PROBLEM DETAILS: Could you write out every record below exactly, leaving out any pictures?

MATERIAL PROVIDED:
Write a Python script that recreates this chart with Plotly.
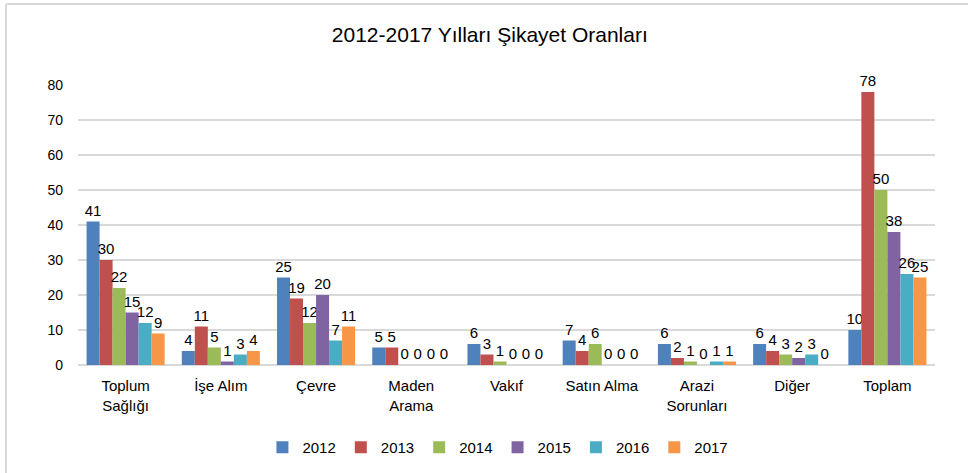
import plotly.graph_objects as go

categories = ["Toplum<br>Sağlığı", "İşe Alım", "Çevre", "Maden<br>Arama", "Vakıf",
              "Satın Alma", "Arazi<br>Sorunları", "Diğer", "Toplam"]
years = ["2012", "2013", "2014", "2015", "2016", "2017"]
v2012 = [41, 4, 25, 5, 6, 7, 6, 6, 10]
v2013 = [30, 11, 19, 5, 3, 4, 2, 4, 78]
v2014 = [22, 5, 12, 0, 1, 6, 1, 3, 50]
v2015 = [15, 1, 20, 0, 0, 0, 0, 2, 38]
v2016 = [12, 3, 7, 0, 0, 0, 1, 3, 26]
v2017 = [9, 4, 11, 0, 0, 0, 1, 0, 25]
series = [v2012, v2013, v2014, v2015, v2016, v2017]
colors = ["#4F81BD", "#C0504D", "#9BBB59", "#8064A2", "#4BACC6", "#F79646"]

FONT = "Liberation Sans, Arial, sans-serif"

fig = go.Figure()
for name, vals, col in zip(years, series, colors):
    fig.add_trace(go.Bar(
        name=name, x=categories, y=vals,
        marker=dict(color=col, line=dict(width=0)),
        text=[str(v) for v in vals], textposition="outside",
        textfont=dict(family=FONT, size=15, color="#000000"),
        constraintext="none",
        cliponaxis=False,
    ))

fig.update_layout(
    width=968, height=473,
    paper_bgcolor="white", plot_bgcolor="white",
    margin=dict(l=78, r=33, t=85, b=108, autoexpand=False),
    title=dict(text="2012-2017 Yılları Şikayet Oranları", x=0.506, xanchor="center",
               y=0.926, yanchor="middle",
               font=dict(family=FONT, size=21, color="#000000")),
    barmode="group", bargap=0.18, bargroupgap=0,
    font=dict(family=FONT, size=14, color="#000000"),
    legend=dict(orientation="h", x=0.49, xanchor="center", y=-0.295, yanchor="middle",
                font=dict(family=FONT, size=15, color="#000000"),
                itemwidth=30, tracegroupgap=0),
    xaxis=dict(showgrid=False, showline=False, ticks="", ticklabelstandoff=10,
               tickfont=dict(family=FONT, size=15, color="#000000")),
    yaxis=dict(range=[0, 80], dtick=10, showgrid=True, gridcolor="#D9D9D9", gridwidth=1.5,
               zeroline=True, zerolinecolor="#D9D9D9", zerolinewidth=1.5,
               showline=False, ticks="", ticklabelstandoff=14,
               tickfont=dict(family=FONT, size=14, color="#000000")),
    shapes=[
        dict(type="line", xref="paper", yref="paper", x0=-0.084, x1=1.05, y0=1.289, y1=1.289,
             line=dict(color="#D9D9D9", width=2)),
        dict(type="line", xref="paper", yref="paper", x0=-0.084, x1=-0.084, y0=1.289, y1=-0.4,
             line=dict(color="#D9D9D9", width=2)),
    ],
)

fig.write_html("out.html", config={"displayModeBar": False},
               post_script="document.body.style.margin='0';document.body.style.overflow='hidden';")
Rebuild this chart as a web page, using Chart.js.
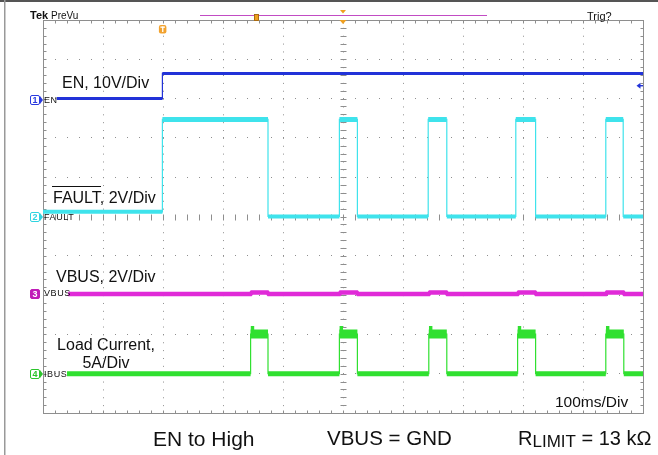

ANSWER TO THIS EXERCISE:
Write a Python script that recreates this chart with Plotly.
import plotly.graph_objects as go

categories = ["Toplum<br>Sağlığı", "İşe Alım", "Çevre", "Maden<br>Arama", "Vakıf",
              "Satın Alma", "Arazi<br>Sorunları", "Diğer", "Toplam"]
years = ["2012", "2013", "2014", "2015", "2016", "2017"]
v2012 = [41, 4, 25, 5, 6, 7, 6, 6, 10]
v2013 = [30, 11, 19, 5, 3, 4, 2, 4, 78]
v2014 = [22, 5, 12, 0, 1, 6, 1, 3, 50]
v2015 = [15, 1, 20, 0, 0, 0, 0, 2, 38]
v2016 = [12, 3, 7, 0, 0, 0, 1, 3, 26]
v2017 = [9, 4, 11, 0, 0, 0, 1, 0, 25]
series = [v2012, v2013, v2014, v2015, v2016, v2017]
colors = ["#4F81BD", "#C0504D", "#9BBB59", "#8064A2", "#4BACC6", "#F79646"]

FONT = "Liberation Sans, Arial, sans-serif"

fig = go.Figure()
for name, vals, col in zip(years, series, colors):
    fig.add_trace(go.Bar(
        name=name, x=categories, y=vals,
        marker=dict(color=col, line=dict(width=0)),
        text=[str(v) for v in vals], textposition="outside",
        textfont=dict(family=FONT, size=15, color="#000000"),
        constraintext="none",
        cliponaxis=False,
    ))

fig.update_layout(
    width=968, height=473,
    paper_bgcolor="white", plot_bgcolor="white",
    margin=dict(l=78, r=33, t=85, b=108, autoexpand=False),
    title=dict(text="2012-2017 Yılları Şikayet Oranları", x=0.506, xanchor="center",
               y=0.926, yanchor="middle",
               font=dict(family=FONT, size=21, color="#000000")),
    barmode="group", bargap=0.18, bargroupgap=0,
    font=dict(family=FONT, size=14, color="#000000"),
    legend=dict(orientation="h", x=0.49, xanchor="center", y=-0.295, yanchor="middle",
                font=dict(family=FONT, size=15, color="#000000"),
                itemwidth=30, tracegroupgap=0),
    xaxis=dict(showgrid=False, showline=False, ticks="", ticklabelstandoff=10,
               tickfont=dict(family=FONT, size=15, color="#000000")),
    yaxis=dict(range=[0, 80], dtick=10, showgrid=True, gridcolor="#D9D9D9", gridwidth=1.5,
               zeroline=True, zerolinecolor="#D9D9D9", zerolinewidth=1.5,
               showline=False, ticks="", ticklabelstandoff=14,
               tickfont=dict(family=FONT, size=14, color="#000000")),
    shapes=[
        dict(type="line", xref="paper", yref="paper", x0=-0.084, x1=1.05, y0=1.289, y1=1.289,
             line=dict(color="#D9D9D9", width=2)),
        dict(type="line", xref="paper", yref="paper", x0=-0.084, x1=-0.084, y0=1.289, y1=-0.4,
             line=dict(color="#D9D9D9", width=2)),
    ],
)

fig.write_html("out.html", config={"displayModeBar": False},
               post_script="document.body.style.margin='0';document.body.style.overflow='hidden';")
Rebuild this chart as a web page, using Chart.js.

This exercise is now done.